Even US-friendly governments in Latin America including Colombia and Brazil have been careful in how they’ve responded, leaning toward calls for dialogue rather than endorsements of the strike.


Who Else Is Watching and Why That Matters

This isn’t just a US-Venezuela story anymore.

Intelligence reports suggest Iranian and Russian advisors have been spotted near Venezuelan military facilities. China’s economic footprint in the country continues to grow. And Venezuela, sitting on the world’s largest proven oil reserves, is a prize that no major power is ignoring.

Former CIA analyst Michael Crowder put it bluntly: “Combine that with increasing Chinese influence and Russian presence, and you’ve got a geopolitical powder keg.”

The concern isn’t necessarily that the US and Venezuela go to war directly. It’s that the conflict becomes a proxy battleground similar to what’s played out in Syria or Ukraine where outside powers pour in resources and the local population pays the heaviest price.


Maduro Talks Tough, But Leaves the Door Open

For all the military theater, Maduro has been careful not to fully slam the door on diplomacy. He’s repeatedly expressed “respect” for Trump and called for bilateral talks, signaling that he’d rather negotiate than escalate at least publicly.

Washington, for its part, isn’t buying it. Many US policymakers view these peace overtures as a stalling tactic, a way for Maduro to buy time while strengthening alliances and tightening his grip at home.

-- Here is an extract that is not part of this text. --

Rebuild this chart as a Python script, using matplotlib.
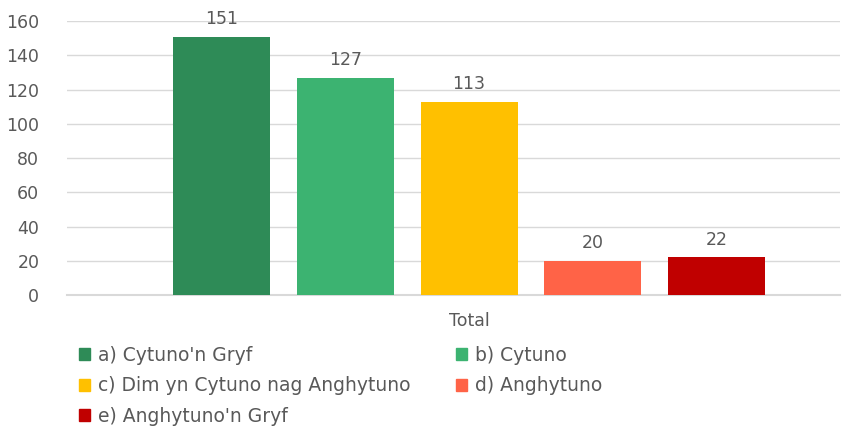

It’s a pattern that’s played out before across Latin America, US pressure through sanctions and military signaling, a government that holds on anyway, and a population left worse off in the long run regardless of how it ends.


What Each Side Stands to Lose

The stakes are different depending on where you sit.

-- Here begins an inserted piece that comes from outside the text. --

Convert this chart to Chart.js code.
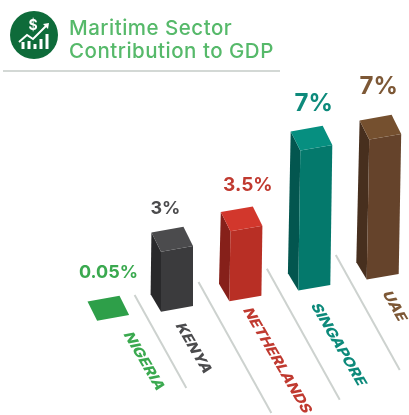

For the United States, this is about maintaining regional dominance, keeping maritime trade routes secure, and pushing back against the growing influence of Russia, China, and Iran in the Western Hemisphere.

For Venezuela, it’s simpler and more desperate: regime survival, national sovereignty, and holding the country together while the economy crumbles.

For the rest of Latin America, the fear is collateral damage, a potential refugee surge, economic shockwaves, and being forced to pick sides in a fight that isn’t theirs.

For the broader international community, the concern is what this signals about how the US defines its right to use military force and what that means for every other country in a contested region.


The Caribbean Can’t Afford to Be an Afterthought

For too long, the Caribbean has been treated as a geopolitical footnote. That’s changing not by choice, but by circumstance.

Both Washington and Caracas are now locked in a cycle of action and reaction, each move raising the temperature a little more. Whether this ends in a negotiated stand down, a prolonged cold standoff, or something far worse depends on decisions being made right now, in military briefing rooms, diplomatic back-channels, and the offices of presidents who may not fully grasp how quickly things can spiral.

The window for a quiet resolution is still open. But it’s closing.